À la lumière des données recensées jusqu’à présent, on remarque que la souffrance au travail résulte d’une articulation entre une dimension objective, relative aux conditions de travail, et une dimension subjective ayant trait à l’individu. Cette articulation s’accomplit grâce à des médiations que réalise l’ensemble des professionnels et des gestionnaires dans un contexte de grands changements sociaux qui bouleversent à la fois le système de santé et de services sociaux et les agents qui interviennent au sein des institutions qui le composent. C’est en effet par une médiation entre les dimensions objective et subjective qu’une dynamique particulière se crée et à partir de laquelle il est possible de mieux comprendre la nature de la souffrance qui émane de tout cet investissement réflexif et subjectif que déploie l’intervenant dans le cadre de conditions de travail concrètes.
Dans un tel contexte d’augmentation des cas de souffrance au travail, et compte tenu de la récente réforme du réseau sociosanitaire québécois, il est permis de croire que ce phénomène suscite beaucoup de questionnements, de réactions chez des intervenants professionnels d’un Centre intégré de santé et de services sociaux (CISSS) de la région de l'Abitibi-Témiscamingue au Québec. C’est dans un souci de rendre davantage visible cette situation qu’une recherche de maîtrise en travail social a cherché à documenter la souffrance au travail que peuvent vivre ces intervenants professionnels, en dégageant les éléments des dimensions subjective et objective qui la sous-tendent. L’étude, qualitative de nature descriptive et exploratoire, a privilégié une analyse de contenu d’un corpus de données composé d’entrevues semi-dirigées réalisées auprès d’intervenants professionnels du CISSS et issus de différents champs professionnels (travail social, sciences infirmières, ergothérapie, physiothérapie, psychoéducation, orthophonie et sciences de la nutrition).

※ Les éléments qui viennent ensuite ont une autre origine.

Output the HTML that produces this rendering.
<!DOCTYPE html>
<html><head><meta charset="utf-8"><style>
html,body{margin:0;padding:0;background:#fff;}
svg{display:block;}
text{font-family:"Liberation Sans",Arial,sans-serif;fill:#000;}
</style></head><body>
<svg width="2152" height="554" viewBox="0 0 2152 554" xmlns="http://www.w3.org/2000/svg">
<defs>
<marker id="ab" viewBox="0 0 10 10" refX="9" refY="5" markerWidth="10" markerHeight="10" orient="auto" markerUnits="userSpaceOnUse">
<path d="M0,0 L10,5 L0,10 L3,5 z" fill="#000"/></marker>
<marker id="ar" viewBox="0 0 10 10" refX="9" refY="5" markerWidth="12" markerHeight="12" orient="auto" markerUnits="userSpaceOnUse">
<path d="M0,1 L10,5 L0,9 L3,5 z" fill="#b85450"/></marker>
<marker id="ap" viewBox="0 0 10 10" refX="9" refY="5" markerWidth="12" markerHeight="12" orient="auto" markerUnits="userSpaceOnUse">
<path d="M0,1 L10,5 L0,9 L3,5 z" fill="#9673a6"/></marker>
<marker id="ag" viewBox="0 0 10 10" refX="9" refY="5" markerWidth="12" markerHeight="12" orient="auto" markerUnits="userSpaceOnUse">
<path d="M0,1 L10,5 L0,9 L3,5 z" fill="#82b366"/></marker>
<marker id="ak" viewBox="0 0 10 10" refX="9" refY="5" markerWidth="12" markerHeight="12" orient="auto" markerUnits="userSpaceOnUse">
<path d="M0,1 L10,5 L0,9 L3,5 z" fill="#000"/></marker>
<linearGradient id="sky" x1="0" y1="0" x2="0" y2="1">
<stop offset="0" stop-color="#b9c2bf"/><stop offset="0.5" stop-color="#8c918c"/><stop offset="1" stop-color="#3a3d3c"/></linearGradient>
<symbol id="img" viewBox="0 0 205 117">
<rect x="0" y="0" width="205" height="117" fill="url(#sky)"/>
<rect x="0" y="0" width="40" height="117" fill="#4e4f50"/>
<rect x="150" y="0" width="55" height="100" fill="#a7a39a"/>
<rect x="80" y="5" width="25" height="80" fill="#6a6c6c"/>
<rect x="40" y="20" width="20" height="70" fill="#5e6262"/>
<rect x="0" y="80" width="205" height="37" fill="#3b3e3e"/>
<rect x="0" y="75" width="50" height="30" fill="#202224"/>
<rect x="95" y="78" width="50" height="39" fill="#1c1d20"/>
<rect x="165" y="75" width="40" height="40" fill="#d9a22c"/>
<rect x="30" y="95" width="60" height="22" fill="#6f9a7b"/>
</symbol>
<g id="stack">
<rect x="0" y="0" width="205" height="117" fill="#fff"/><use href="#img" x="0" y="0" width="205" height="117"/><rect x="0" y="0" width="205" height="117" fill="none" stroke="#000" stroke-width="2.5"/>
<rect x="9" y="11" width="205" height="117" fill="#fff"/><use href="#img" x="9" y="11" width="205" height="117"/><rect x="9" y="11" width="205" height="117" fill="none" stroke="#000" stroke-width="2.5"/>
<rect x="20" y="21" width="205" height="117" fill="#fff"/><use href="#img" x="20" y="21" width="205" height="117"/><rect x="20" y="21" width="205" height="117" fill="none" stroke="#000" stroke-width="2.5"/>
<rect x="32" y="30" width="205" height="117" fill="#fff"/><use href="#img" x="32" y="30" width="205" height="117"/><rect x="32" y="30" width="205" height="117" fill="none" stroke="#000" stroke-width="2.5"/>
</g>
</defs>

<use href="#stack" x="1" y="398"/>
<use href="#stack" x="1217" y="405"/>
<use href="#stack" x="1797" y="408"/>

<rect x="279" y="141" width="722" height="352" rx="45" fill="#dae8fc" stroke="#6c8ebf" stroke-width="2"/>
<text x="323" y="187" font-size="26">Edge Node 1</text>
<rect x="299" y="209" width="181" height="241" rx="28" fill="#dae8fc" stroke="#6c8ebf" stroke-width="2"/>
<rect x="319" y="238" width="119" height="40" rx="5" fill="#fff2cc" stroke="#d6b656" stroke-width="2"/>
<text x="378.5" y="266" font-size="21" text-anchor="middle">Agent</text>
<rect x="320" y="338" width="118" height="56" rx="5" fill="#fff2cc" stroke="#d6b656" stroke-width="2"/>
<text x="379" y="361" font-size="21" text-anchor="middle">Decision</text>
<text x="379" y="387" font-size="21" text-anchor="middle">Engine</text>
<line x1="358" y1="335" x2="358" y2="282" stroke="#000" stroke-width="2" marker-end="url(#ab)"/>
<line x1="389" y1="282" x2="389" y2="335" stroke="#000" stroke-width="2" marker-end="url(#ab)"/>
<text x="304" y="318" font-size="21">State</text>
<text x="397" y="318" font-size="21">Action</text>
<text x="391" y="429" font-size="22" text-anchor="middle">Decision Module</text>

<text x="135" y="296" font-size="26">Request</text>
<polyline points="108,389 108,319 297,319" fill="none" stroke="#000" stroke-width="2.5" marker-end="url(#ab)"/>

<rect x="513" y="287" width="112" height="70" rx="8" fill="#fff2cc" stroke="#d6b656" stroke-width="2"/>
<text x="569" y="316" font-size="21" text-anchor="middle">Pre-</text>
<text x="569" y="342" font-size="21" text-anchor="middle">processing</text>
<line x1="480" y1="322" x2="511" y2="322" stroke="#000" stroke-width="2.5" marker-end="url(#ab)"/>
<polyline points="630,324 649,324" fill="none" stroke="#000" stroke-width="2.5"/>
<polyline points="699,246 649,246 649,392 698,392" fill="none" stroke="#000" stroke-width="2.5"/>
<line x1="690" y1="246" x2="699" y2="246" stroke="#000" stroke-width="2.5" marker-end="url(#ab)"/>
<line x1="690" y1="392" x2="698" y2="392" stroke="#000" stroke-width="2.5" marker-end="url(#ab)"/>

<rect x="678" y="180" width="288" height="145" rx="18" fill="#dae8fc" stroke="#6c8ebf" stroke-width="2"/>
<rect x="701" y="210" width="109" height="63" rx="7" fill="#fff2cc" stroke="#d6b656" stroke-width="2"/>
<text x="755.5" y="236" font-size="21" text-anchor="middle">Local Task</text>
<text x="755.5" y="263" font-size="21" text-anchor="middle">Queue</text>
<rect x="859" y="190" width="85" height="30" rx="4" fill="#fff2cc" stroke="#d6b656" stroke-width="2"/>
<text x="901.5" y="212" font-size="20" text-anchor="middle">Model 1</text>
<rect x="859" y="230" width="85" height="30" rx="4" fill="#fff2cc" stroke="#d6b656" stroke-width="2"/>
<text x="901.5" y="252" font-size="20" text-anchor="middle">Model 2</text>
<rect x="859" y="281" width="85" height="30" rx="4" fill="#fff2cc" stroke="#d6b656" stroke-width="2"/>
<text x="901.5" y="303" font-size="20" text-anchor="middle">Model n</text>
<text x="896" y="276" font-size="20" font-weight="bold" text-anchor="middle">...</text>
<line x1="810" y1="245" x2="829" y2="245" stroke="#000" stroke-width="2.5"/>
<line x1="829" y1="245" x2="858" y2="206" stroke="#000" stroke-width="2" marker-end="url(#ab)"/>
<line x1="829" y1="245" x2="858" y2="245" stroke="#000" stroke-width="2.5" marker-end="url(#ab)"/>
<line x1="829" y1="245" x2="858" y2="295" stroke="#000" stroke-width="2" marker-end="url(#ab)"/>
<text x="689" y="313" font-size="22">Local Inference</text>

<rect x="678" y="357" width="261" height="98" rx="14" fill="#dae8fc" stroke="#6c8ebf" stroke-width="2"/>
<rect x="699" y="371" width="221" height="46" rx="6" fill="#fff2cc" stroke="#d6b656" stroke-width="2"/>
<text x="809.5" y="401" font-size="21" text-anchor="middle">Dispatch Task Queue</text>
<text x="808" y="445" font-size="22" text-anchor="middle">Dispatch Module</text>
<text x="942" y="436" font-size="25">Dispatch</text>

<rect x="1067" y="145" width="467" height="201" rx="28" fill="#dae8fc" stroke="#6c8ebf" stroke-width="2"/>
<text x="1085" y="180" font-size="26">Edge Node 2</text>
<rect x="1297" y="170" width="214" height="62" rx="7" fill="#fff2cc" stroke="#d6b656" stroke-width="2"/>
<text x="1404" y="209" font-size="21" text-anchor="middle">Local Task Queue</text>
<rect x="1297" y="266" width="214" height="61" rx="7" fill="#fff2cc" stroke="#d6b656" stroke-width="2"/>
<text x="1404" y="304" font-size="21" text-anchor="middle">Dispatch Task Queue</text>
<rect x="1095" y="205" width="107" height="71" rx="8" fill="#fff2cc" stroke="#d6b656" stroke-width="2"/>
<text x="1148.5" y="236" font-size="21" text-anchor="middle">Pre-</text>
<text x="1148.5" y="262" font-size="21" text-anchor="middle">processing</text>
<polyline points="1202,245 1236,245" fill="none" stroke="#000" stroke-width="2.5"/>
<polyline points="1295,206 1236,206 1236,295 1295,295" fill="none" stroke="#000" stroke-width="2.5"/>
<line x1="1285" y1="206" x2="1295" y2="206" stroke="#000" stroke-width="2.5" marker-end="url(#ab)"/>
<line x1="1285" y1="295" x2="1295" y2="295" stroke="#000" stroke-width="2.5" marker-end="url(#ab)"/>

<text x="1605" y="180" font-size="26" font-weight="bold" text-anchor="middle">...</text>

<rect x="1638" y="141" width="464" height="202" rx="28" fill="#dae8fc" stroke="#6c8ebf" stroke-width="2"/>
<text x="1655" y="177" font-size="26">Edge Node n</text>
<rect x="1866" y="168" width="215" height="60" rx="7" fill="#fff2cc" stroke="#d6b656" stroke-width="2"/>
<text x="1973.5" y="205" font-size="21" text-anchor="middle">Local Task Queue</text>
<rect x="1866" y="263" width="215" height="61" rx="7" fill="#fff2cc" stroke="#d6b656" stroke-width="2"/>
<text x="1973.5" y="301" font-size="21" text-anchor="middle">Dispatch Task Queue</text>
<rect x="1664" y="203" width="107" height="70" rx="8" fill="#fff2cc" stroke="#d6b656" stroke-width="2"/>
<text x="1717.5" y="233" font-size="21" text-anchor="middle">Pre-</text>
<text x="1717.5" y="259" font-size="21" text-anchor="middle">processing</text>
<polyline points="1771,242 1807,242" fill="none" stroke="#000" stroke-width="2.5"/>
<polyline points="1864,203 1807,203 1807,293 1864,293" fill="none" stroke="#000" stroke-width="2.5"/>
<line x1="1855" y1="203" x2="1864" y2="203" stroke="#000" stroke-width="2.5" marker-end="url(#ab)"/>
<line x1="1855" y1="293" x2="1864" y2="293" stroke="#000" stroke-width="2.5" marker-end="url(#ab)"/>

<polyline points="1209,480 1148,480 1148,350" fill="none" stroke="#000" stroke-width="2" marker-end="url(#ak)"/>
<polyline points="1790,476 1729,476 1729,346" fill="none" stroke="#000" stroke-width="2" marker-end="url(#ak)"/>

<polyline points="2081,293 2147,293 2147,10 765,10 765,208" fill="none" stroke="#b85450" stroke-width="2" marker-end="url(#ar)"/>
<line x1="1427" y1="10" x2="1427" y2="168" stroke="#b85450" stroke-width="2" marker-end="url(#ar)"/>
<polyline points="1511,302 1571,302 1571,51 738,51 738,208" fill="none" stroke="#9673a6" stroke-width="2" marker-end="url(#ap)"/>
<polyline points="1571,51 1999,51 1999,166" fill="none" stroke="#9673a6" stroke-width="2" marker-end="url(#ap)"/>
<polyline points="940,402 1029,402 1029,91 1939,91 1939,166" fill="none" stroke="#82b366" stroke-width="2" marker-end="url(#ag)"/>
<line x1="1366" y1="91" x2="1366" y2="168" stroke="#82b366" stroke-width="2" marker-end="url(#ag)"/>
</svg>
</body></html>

Cette communication présentera les résultats ayant découlé de cette analyse, dont ressortent différentes formes de souffrance au travail. Il s’agira ensuite de soulever les enjeux qui en découlent. Cette recherche s’est avérée un levier fort intéressant, à la fois pour les gestionnaires des établissements, considérant les besoins et les solutions ciblées par les participants, ainsi que pour l’avancement des connaissances sur ce phénomène encore malheureusement tabou. En portant un regard sur la souffrance au travail sous l’angle des médiations, les intervenants professionnels auront des éléments de réflexion leur permettant d’amorcer un processus réflexif sur leur propre souffrance au travail qui, aux yeux du collectif, pourrait favoriser l’émergence de nouvelles solidarités dans les pratiques organisationnelles.